Lauki halwa is a delicious Indian dessert that is flavored traditionally with cardamom. Lauki is also known as bottle gourd/dudhi/opu/sorekay is a watery vegetable. Cooking this veggie even after squeezing out extra water will take a long time and needs constant stirring while the dish is cooking. I like my halwa not very wet and also have caramelized chunks. Lauki halwa was the result of finding a box of ricotta cheese (had to use up soon), when cleaning my fridge. Given that I wanted to skip long hours of stirring, I choose to make it in a simple 2 step process, first mix all ingredients and bake, then cook on stove top for another 10 mins to get the caramelized chunks. These steps worked really well, easy to make, uses less ghee still very delicious.
grated lauki 1 1/2 cup
ricotta cheese 1 cup
sugar 3/4 cup
cashew nut pieces 1 tbsp
fine rava 1 1/2 tbsp
cardamom powder 1/8 tsp
saffron strands 4-5
ghee 4 teaspoons
Remove the skin of lauki/opu/dudhi/sorekay, slit in half length wise, remove the white part along with seeds and then grate.

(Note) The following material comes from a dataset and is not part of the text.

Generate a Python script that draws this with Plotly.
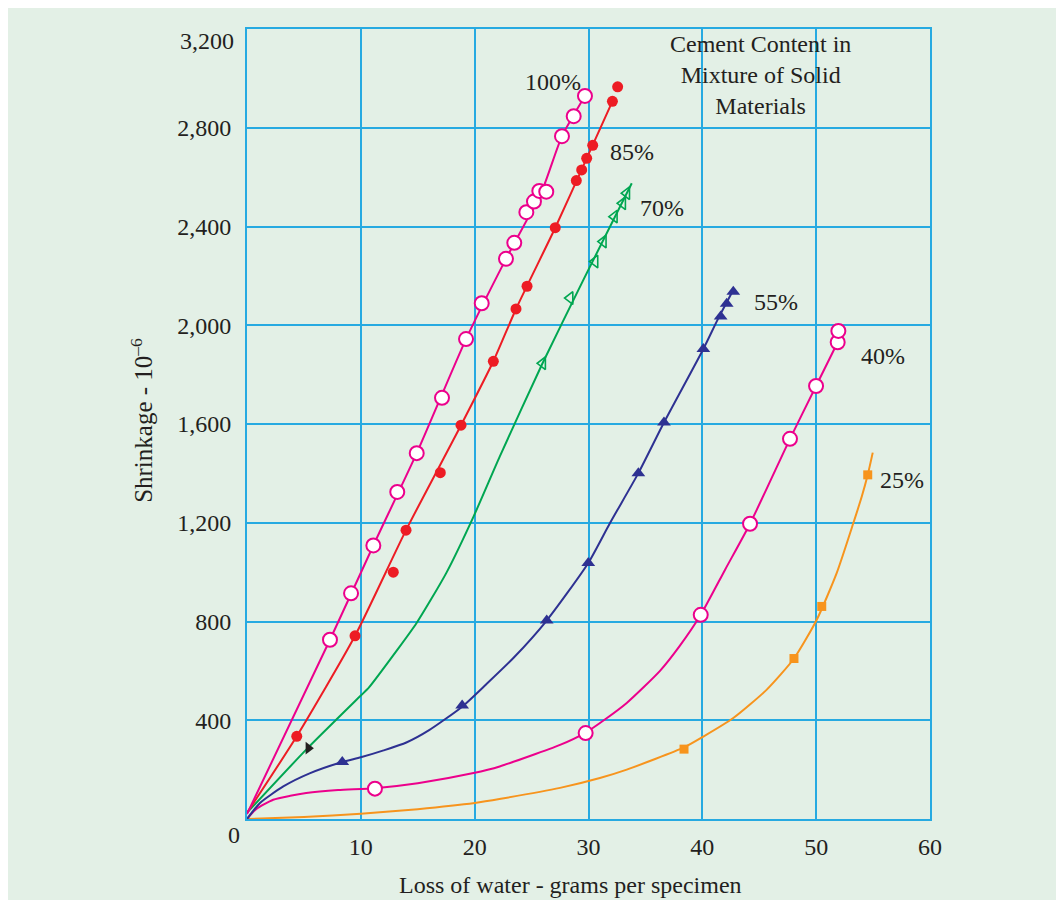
import plotly.graph_objects as go

# ---------------- data ----------------
# 100 % cement
c100_line_x = [0, 7.29, 11.1, 14.91, 19.24, 22.75, 25.9, 27.67, 29.69]
c100_line_y = [20, 726, 1108, 1482, 1944, 2269, 2543, 2766, 2929]
c100_pts_x = [7.29, 9.14, 11.10, 13.20, 14.91, 17.13, 19.24, 20.62, 22.75, 23.48, 24.54, 25.21, 25.68, 26.29, 27.67, 28.70, 29.69]
c100_pts_y = [726, 914, 1108, 1325, 1482, 1706, 1944, 2089, 2269, 2334, 2458, 2501, 2544, 2541, 2766, 2847, 2929]

# 85 % cement
c85_line_x = [0, 4.37, 9.49, 13.97, 18.8, 21.64, 23.63, 27.08, 29.84, 32.1]
c85_line_y = [25, 335, 742, 1170, 1595, 1854, 2066, 2395, 2676, 2907]
c85_pts_x = [4.37, 9.49, 12.85, 13.97, 16.98, 18.8, 21.64, 23.63, 24.6, 27.08, 28.93, 29.40, 29.84, 30.37, 32.1, 32.56]
c85_pts_y = [335, 742, 1000, 1170, 1403, 1595, 1854, 2066, 2158, 2395, 2586, 2629, 2676, 2729, 2907, 2966]

# 70 % cement
c70_line_x = [0, 5.2, 10, 10.7, 13.2, 14.9, 17.5, 19.9, 22.2, 25.9, 29.55, 33.8]
c70_line_y = [25, 281, 500, 532, 685, 794, 996, 1225, 1468, 1840, 2184, 2575]
c70_pts_x = [25.97, 28.38, 30.57, 31.3, 32.27, 33.0, 33.36]
c70_pts_y = [1846, 2110, 2258, 2339, 2440, 2494, 2535]
c70_black_x = [5.39]
c70_black_y = [287]

# 55 % cement
c55_line_x = [0, 1.14, 3.19, 5.5, 8.37, 10, 12, 14, 16, 18.9, 21, 23.4, 26.33, 29.98, 31.89, 34.38, 36.63, 40.09, 41.41, 42.72]
c55_line_y = [0, 65, 132, 185, 231, 250, 278, 310, 360, 455, 545, 652, 804, 1037, 1199, 1401, 1606, 1904, 2029, 2143]
c55_pts_x = [8.37, 18.9, 26.33, 29.98, 34.38, 36.63, 40.09, 41.61, 42.14, 42.72]
c55_pts_y = [231, 460, 804, 1037, 1401, 1606, 1904, 2035, 2087, 2136]

# 40 % cement
c40_line_x = [0, 0.8, 2.3, 3.8, 5.2, 8, 11.24, 15, 19.9, 22.2, 27.5, 29.75, 31.5, 33.36, 36.28, 38, 39.86, 42, 44.19, 47.7, 49.99, 51.89]
c40_line_y = [0, 40, 78, 94, 105, 117, 125, 145, 186, 213, 300, 350, 405, 470, 600, 700, 827, 1010, 1196, 1540, 1754, 1931]
c40_pts_x = [11.24, 29.75, 39.86, 44.19, 47.7, 49.99, 51.89, 51.95]
c40_pts_y = [123, 348, 827, 1196, 1540, 1754, 1931, 1977]

# 25 % cement
c25_line_x = [0, 5, 10, 15, 20, 22.3, 27.5, 31, 33.36, 38.39, 40.09, 42.72, 45.66, 48.05, 50.05, 51.8, 53.26, 54.0, 54.53, 54.97]
c25_line_y = [0, 8, 21, 40, 65, 82, 126, 166, 200, 290, 334, 409, 524, 650, 807, 996, 1198, 1305, 1394, 1484]
c25_pts_x = [38.39, 48.05, 50.49, 54.53]
c25_pts_y = [283, 650, 861, 1394]

series_labels = ["100%", "85%", "70%", "55%", "40%", "25%"]
label_x = [26.88, 33.82, 36.46, 46.47, 55.87, 57.54]
label_y = [2986, 2702, 2475, 2095, 1876, 1374]

x_ticks = [10, 20, 30, 40, 50, 60]
y_ticks = [400, 800, 1200, 1600, 2000, 2400, 2800, 3200]
y_tick_text = ["400", "800", "1,200", "1,600", "2,000", "2,400", "2,800", ""]

# ---------------- styles ----------------
MAG = "#ec008c"
RED = "#ed1c24"
GRN = "#00a651"
BLU = "#2e3192"
ORG = "#f7941d"
GRID = "#27aae1"
BG = "#e3f0e6"
TXT = "#231f20"
FONT = "Liberation Serif, Times New Roman, serif"

fig = go.Figure()

def line(x, y, c):
    fig.add_trace(go.Scatter(x=x, y=y, mode="lines", line=dict(color=c, width=2, shape="spline", smoothing=0.6),
                             hoverinfo="skip", showlegend=False))

def pts(x, y, c, symbol, size, fill, lw):
    fig.add_trace(go.Scatter(x=x, y=y, mode="markers",
                             marker=dict(symbol=symbol, size=size, color=fill, line=dict(color=c, width=lw)),
                             hoverinfo="skip", showlegend=False))

line(c25_line_x, c25_line_y, ORG)
line(c40_line_x, c40_line_y, MAG)
line(c55_line_x, c55_line_y, BLU)
line(c70_line_x, c70_line_y, GRN)
line(c85_line_x, c85_line_y, RED)
line(c100_line_x, c100_line_y, MAG)

pts(c25_pts_x, c25_pts_y, ORG, "square", 9, ORG, 0)
pts(c40_pts_x, c40_pts_y, MAG, "circle", 14, "white", 2)
pts(c55_pts_x, c55_pts_y, BLU, "triangle-up", 12, BLU, 0)
pts(c70_pts_x, c70_pts_y, GRN, "triangle-left", 11, "rgba(0,0,0,0)", 1.6)
pts(c70_black_x, c70_black_y, TXT, "triangle-right", 11, TXT, 0)
pts(c85_pts_x, c85_pts_y, RED, "circle", 11, RED, 0)
pts(c100_pts_x, c100_pts_y, MAG, "circle", 14, "white", 2)

annotations = []
for t, x, y in zip(series_labels, label_x, label_y):
    annotations.append(dict(x=x, y=y, xref="x", yref="y", text=t, showarrow=False,
                            font=dict(family=FONT, size=24, color=TXT)))
annotations.append(dict(x=45.07, y=3014, xref="x", yref="y", showarrow=False,
                        text="Cement Content in<br>Mixture of Solid<br>Materials",
                        font=dict(family=FONT, size=24, color=TXT), align="center"))
annotations.append(dict(x=0, y=0, xref="x", yref="y", text="0", showarrow=False,
                        xanchor="right", yanchor="top", xshift=-5, yshift=-1,
                        font=dict(family=FONT, size=24, color=TXT)))
annotations.append(dict(x=0, y=3200, xref="x", yref="y", text="3,200", showarrow=False,
                        xanchor="right", yanchor="top", xshift=-11, yshift=3,
                        font=dict(family=FONT, size=24, color=TXT)))
annotations.append(dict(x=0.473, y=-0.083, xref="paper", yref="paper", showarrow=False,
                        xanchor="center", yanchor="middle",
                        text="Loss of water - grams per specimen",
                        font=dict(family=FONT, size=24, color=TXT)))
annotations.append(dict(x=-0.154, y=0.505, xref="paper", yref="paper", showarrow=False,
                        xanchor="center", yanchor="middle",
                        text="Shrinkage - 10<sup>\u20136</sup>", textangle=-90,
                        font=dict(family=FONT, size=25, color=TXT)))

fig.update_layout(
    width=1048, height=892,
    margin=dict(l=239, r=126, t=21, b=81),
    paper_bgcolor=BG,
    plot_bgcolor=BG,
    showlegend=False,
    annotations=annotations,
)
fig.update_xaxes(range=[0, 60], tickvals=x_ticks, ticktext=[str(v) for v in x_ticks],
                 showgrid=True, gridcolor=GRID, gridwidth=2, zeroline=False,
                 showline=True, linecolor=GRID, linewidth=2, mirror=True, ticks="",
                 ticklabelstandoff=5,
                 tickfont=dict(family=FONT, size=24, color=TXT))
fig.update_yaxes(range=[0, 3200], tickvals=y_ticks, ticktext=y_tick_text,
                 showgrid=True, gridcolor=GRID, gridwidth=2, zeroline=False,
                 showline=True, linecolor=GRID, linewidth=2, mirror=True, ticks="",
                 ticklabelstandoff=9,
                 tickfont=dict(family=FONT, size=24, color=TXT))

fig.write_html("out.html")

mixing and getting the baking dish ready
Take the grated lauki, squeeze out the water then measure 1 1/2 cups of lauki, to use in the recipe.
Mix grated lauki, ricotta cheese, sugar, cashew nut pieces, fine rava, cardamom powder, and saffron strands.
Transfer the mixture to a greased baking safe dish, spread in a slightly thin layer (it should be about 1 inch height in the bowl) and drizzle ghee on top.
Preheat the oven to 400 degrees Fahrenheit (for 10 mins), place the baking dish in the oven and bake for 35-40 mins or till some golden spots are formed on the top.
cook on stove top
Transfer the contents into a wide pan, cook it on the stove top using low to medium flame till caramelized chunks are formed (can add another 2-3 tsp of ghee, if the mixture looks very dry).
Garnish and Serve
Garnish with some chopped almonds(optional) and serve.